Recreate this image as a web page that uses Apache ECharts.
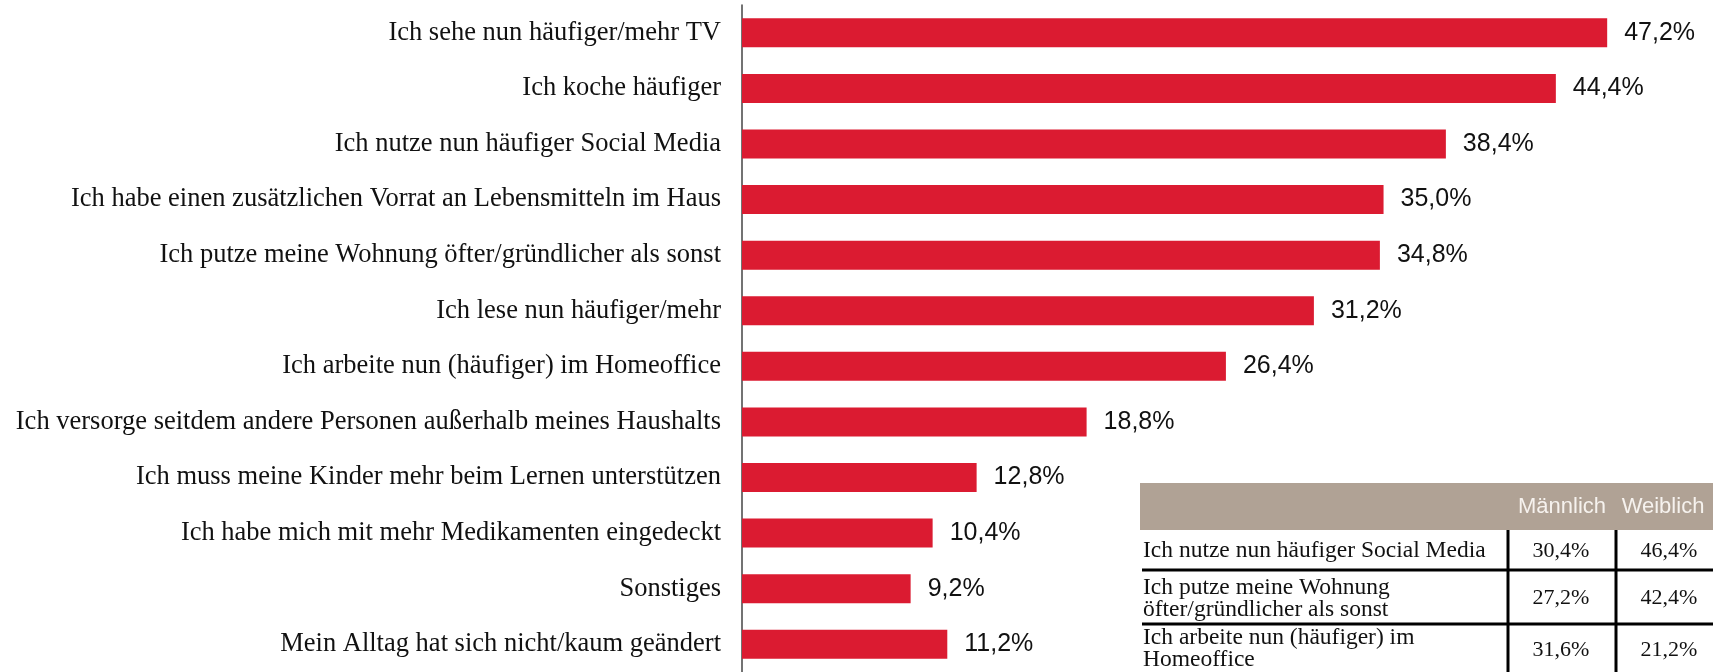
<!DOCTYPE html>
<html>
<head>
<meta charset="utf-8">
<script src="https://cdn.jsdelivr.net/npm/echarts@6/dist/echarts.min.js"></script>
<style>
  html, body { margin: 0; padding: 0; background: #fff; }
  #main { width: 1713px; height: 672px; }
</style>
</head>
<body>
<div id="main"></div>
<script>
// Balkendiagramm: Veränderungen im Alltag
var categories = [
  'Ich sehe nun häufiger/mehr TV',
  'Ich koche häufiger',
  'Ich nutze nun häufiger Social Media',
  'Ich habe einen zusätzlichen Vorrat an Lebensmitteln im Haus',
  'Ich putze meine Wohnung öfter/gründlicher als sonst',
  'Ich lese nun häufiger/mehr',
  'Ich arbeite nun (häufiger) im Homeoffice',
  'Ich versorge seitdem andere Personen außerhalb meines Haushalts',
  'Ich muss meine Kinder mehr beim Lernen unterstützen',
  'Ich habe mich mit mehr Medikamenten eingedeckt',
  'Sonstiges',
  'Mein Alltag hat sich nicht/kaum geändert'
];
var values = [47.2, 44.4, 38.4, 35.0, 34.8, 31.2, 26.4, 18.8, 12.8, 10.4, 9.2, 11.2];

// Tabelle Männlich / Weiblich
var tableHeader = ['Männlich', 'Weiblich'];
var tableRows = [
  'Ich nutze nun häufiger Social Media',
  'Ich putze meine Wohnung\nöfter/gründlicher als sonst',
  'Ich arbeite nun (häufiger) im\nHomeoffice'
];
var maleValues = [30.4, 27.2, 31.6];
var femaleValues = [46.4, 42.4, 21.2];

function fmt(v) {
  return v.toFixed(1).replace('.', ',') + '%';
}

var serif = '"Liberation Serif", "DejaVu Serif", serif';
var sans = '"Liberation Sans", Arial, sans-serif';

// Tabelle als graphic-Elemente
var graphics = [];
graphics.push({
  type: 'rect', shape: { x: 1140, y: 483, width: 573, height: 47 },
  style: { fill: '#B0A295' }, silent: true
});
var headX = [1562, 1663];
for (let i = 0; i < tableHeader.length; i++) {
  graphics.push({
    type: 'text',
    style: {
      text: tableHeader[i], x: headX[i], y: 507,
      fill: '#F6F2EE', font: '22px ' + sans,
      textAlign: 'center', textVerticalAlign: 'middle'
    }
  });
}
var rowY = [551, 599, 649];
var valY = [551, 598, 650];
for (let i = 0; i < tableRows.length; i++) {
  graphics.push({
    type: 'text',
    style: {
      text: tableRows[i], x: 1143, y: rowY[i],
      fill: '#111', font: '23.5px ' + serif, lineHeight: 22,
      textAlign: 'left', textVerticalAlign: 'middle'
    }
  });
  graphics.push({
    type: 'text',
    style: {
      text: fmt(maleValues[i]), x: 1561, y: valY[i],
      fill: '#111', font: '22px ' + serif,
      textAlign: 'center', textVerticalAlign: 'middle'
    }
  });
  graphics.push({
    type: 'text',
    style: {
      text: fmt(femaleValues[i]), x: 1669, y: valY[i],
      fill: '#111', font: '22px ' + serif,
      textAlign: 'center', textVerticalAlign: 'middle'
    }
  });
}
// Trennlinien
[570, 624].forEach(function (y) {
  graphics.push({
    type: 'line', shape: { x1: 1142, y1: y, x2: 1713, y2: y },
    style: { stroke: '#000', lineWidth: 3 }, silent: true
  });
});
[1508, 1616].forEach(function (x) {
  graphics.push({
    type: 'line', shape: { x1: x, y1: 530, x2: x, y2: 672 },
    style: { stroke: '#000', lineWidth: 3 }, silent: true
  });
});

var chart = echarts.init(document.getElementById('main'));
chart.setOption({
  animation: false,
  grid: {
    left: 742,
    top: 5,
    width: 916.5,
    height: 672
  },
  xAxis: {
    type: 'value',
    min: 0,
    max: 50,
    show: false
  },
  yAxis: {
    type: 'category',
    inverse: true,
    data: categories,
    axisLine: { show: true, lineStyle: { color: '#444', width: 1.5 } },
    axisTick: { show: false },
    axisLabel: {
      margin: 21,
      color: '#111',
      fontFamily: serif,
      fontSize: 26.5
    }
  },
  series: [{
    type: 'bar',
    data: values,
    barWidth: 29,
    itemStyle: { color: '#DB1B31' },
    label: {
      show: true,
      position: 'right',
      distance: 17,
      color: '#111',
      fontFamily: sans,
      fontSize: 25,
      formatter: function (p) { return fmt(p.value); }
    }
  }],
  graphic: graphics
});
</script>
</body>
</html>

> Directions for this task
Write the full listing out again with every line unchanged, but include no pictures.

> Output of the task
Recreate this image as a web page that uses Apache ECharts.
<!DOCTYPE html>
<html>
<head>
<meta charset="utf-8">
<script src="https://cdn.jsdelivr.net/npm/echarts@6/dist/echarts.min.js"></script>
<style>
  html, body { margin: 0; padding: 0; background: #fff; }
  #main { width: 1713px; height: 672px; }
</style>
</head>
<body>
<div id="main"></div>
<script>
// Balkendiagramm: Veränderungen im Alltag
var categories = [
  'Ich sehe nun häufiger/mehr TV',
  'Ich koche häufiger',
  'Ich nutze nun häufiger Social Media',
  'Ich habe einen zusätzlichen Vorrat an Lebensmitteln im Haus',
  'Ich putze meine Wohnung öfter/gründlicher als sonst',
  'Ich lese nun häufiger/mehr',
  'Ich arbeite nun (häufiger) im Homeoffice',
  'Ich versorge seitdem andere Personen außerhalb meines Haushalts',
  'Ich muss meine Kinder mehr beim Lernen unterstützen',
  'Ich habe mich mit mehr Medikamenten eingedeckt',
  'Sonstiges',
  'Mein Alltag hat sich nicht/kaum geändert'
];
var values = [47.2, 44.4, 38.4, 35.0, 34.8, 31.2, 26.4, 18.8, 12.8, 10.4, 9.2, 11.2];

// Tabelle Männlich / Weiblich
var tableHeader = ['Männlich', 'Weiblich'];
var tableRows = [
  'Ich nutze nun häufiger Social Media',
  'Ich putze meine Wohnung\nöfter/gründlicher als sonst',
  'Ich arbeite nun (häufiger) im\nHomeoffice'
];
var maleValues = [30.4, 27.2, 31.6];
var femaleValues = [46.4, 42.4, 21.2];

function fmt(v) {
  return v.toFixed(1).replace('.', ',') + '%';
}

var serif = '"Liberation Serif", "DejaVu Serif", serif';
var sans = '"Liberation Sans", Arial, sans-serif';

// Tabelle als graphic-Elemente
var graphics = [];
graphics.push({
  type: 'rect', shape: { x: 1140, y: 483, width: 573, height: 47 },
  style: { fill: '#B0A295' }, silent: true
});
var headX = [1562, 1663];
for (let i = 0; i < tableHeader.length; i++) {
  graphics.push({
    type: 'text',
    style: {
      text: tableHeader[i], x: headX[i], y: 507,
      fill: '#F6F2EE', font: '22px ' + sans,
      textAlign: 'center', textVerticalAlign: 'middle'
    }
  });
}
var rowY = [551, 599, 649];
var valY = [551, 598, 650];
for (let i = 0; i < tableRows.length; i++) {
  graphics.push({
    type: 'text',
    style: {
      text: tableRows[i], x: 1143, y: rowY[i],
      fill: '#111', font: '23.5px ' + serif, lineHeight: 22,
      textAlign: 'left', textVerticalAlign: 'middle'
    }
  });
  graphics.push({
    type: 'text',
    style: {
      text: fmt(maleValues[i]), x: 1561, y: valY[i],
      fill: '#111', font: '22px ' + serif,
      textAlign: 'center', textVerticalAlign: 'middle'
    }
  });
  graphics.push({
    type: 'text',
    style: {
      text: fmt(femaleValues[i]), x: 1669, y: valY[i],
      fill: '#111', font: '22px ' + serif,
      textAlign: 'center', textVerticalAlign: 'middle'
    }
  });
}
// Trennlinien
[570, 624].forEach(function (y) {
  graphics.push({
    type: 'line', shape: { x1: 1142, y1: y, x2: 1713, y2: y },
    style: { stroke: '#000', lineWidth: 3 }, silent: true
  });
});
[1508, 1616].forEach(function (x) {
  graphics.push({
    type: 'line', shape: { x1: x, y1: 530, x2: x, y2: 672 },
    style: { stroke: '#000', lineWidth: 3 }, silent: true
  });
});

var chart = echarts.init(document.getElementById('main'));
chart.setOption({
  animation: false,
  grid: {
    left: 742,
    top: 5,
    width: 916.5,
    height: 672
  },
  xAxis: {
    type: 'value',
    min: 0,
    max: 50,
    show: false
  },
  yAxis: {
    type: 'category',
    inverse: true,
    data: categories,
    axisLine: { show: true, lineStyle: { color: '#444', width: 1.5 } },
    axisTick: { show: false },
    axisLabel: {
      margin: 21,
      color: '#111',
      fontFamily: serif,
      fontSize: 26.5
    }
  },
  series: [{
    type: 'bar',
    data: values,
    barWidth: 29,
    itemStyle: { color: '#DB1B31' },
    label: {
      show: true,
      position: 'right',
      distance: 17,
      color: '#111',
      fontFamily: sans,
      fontSize: 25,
      formatter: function (p) { return fmt(p.value); }
    }
  }],
  graphic: graphics
});
</script>
</body>
</html>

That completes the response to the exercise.